EXERCISE PROMPT
Everything from the first line down to the line containing "fig = plt.figure(figsize=(3.9, 7.8), dpi=100)" is to be retyped exactly, both ends included, with pictures left out.

>> BEGIN

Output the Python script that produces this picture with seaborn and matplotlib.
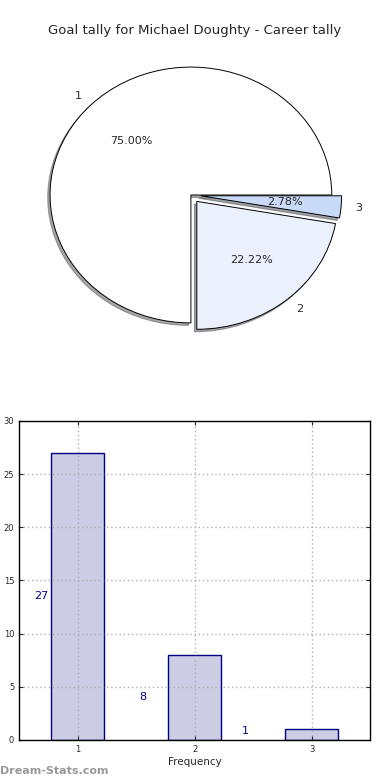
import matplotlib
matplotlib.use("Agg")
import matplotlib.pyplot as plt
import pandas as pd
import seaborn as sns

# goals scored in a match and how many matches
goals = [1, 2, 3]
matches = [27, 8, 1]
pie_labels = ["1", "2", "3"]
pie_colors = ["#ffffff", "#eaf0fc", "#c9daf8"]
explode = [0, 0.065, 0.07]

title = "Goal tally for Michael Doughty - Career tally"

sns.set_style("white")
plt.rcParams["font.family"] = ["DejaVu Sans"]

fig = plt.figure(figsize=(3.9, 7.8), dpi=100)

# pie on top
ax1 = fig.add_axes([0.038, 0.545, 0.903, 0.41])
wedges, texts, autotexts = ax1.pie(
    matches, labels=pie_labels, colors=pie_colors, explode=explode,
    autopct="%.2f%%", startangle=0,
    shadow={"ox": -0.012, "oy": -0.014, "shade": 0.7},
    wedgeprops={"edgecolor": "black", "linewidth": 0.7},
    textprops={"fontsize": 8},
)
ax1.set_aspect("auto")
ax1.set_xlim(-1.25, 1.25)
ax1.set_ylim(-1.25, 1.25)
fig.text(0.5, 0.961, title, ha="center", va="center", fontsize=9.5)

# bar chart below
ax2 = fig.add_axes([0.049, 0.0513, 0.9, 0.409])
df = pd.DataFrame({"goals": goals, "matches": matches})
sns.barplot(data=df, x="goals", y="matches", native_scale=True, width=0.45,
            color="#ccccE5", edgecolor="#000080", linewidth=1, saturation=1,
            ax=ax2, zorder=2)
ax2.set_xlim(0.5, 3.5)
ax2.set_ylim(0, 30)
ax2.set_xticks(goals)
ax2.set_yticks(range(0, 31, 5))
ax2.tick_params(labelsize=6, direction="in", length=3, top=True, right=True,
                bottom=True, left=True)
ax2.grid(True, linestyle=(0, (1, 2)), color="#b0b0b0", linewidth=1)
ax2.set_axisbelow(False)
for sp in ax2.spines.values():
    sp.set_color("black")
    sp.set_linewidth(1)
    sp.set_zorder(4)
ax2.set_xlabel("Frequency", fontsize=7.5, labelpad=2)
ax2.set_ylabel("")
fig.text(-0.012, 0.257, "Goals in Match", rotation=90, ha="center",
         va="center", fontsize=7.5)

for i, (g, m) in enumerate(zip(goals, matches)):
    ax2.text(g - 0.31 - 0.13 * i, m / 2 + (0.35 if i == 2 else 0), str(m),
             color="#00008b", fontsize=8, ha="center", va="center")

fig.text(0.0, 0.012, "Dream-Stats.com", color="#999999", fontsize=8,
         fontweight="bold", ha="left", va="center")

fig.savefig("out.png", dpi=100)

>> END

TASK OUTPUT
Output the Python script that produces this picture with seaborn and matplotlib.
import matplotlib
matplotlib.use("Agg")
import matplotlib.pyplot as plt
import pandas as pd
import seaborn as sns

# goals scored in a match and how many matches
goals = [1, 2, 3]
matches = [27, 8, 1]
pie_labels = ["1", "2", "3"]
pie_colors = ["#ffffff", "#eaf0fc", "#c9daf8"]
explode = [0, 0.065, 0.07]

title = "Goal tally for Michael Doughty - Career tally"

sns.set_style("white")
plt.rcParams["font.family"] = ["DejaVu Sans"]

fig = plt.figure(figsize=(3.9, 7.8), dpi=100)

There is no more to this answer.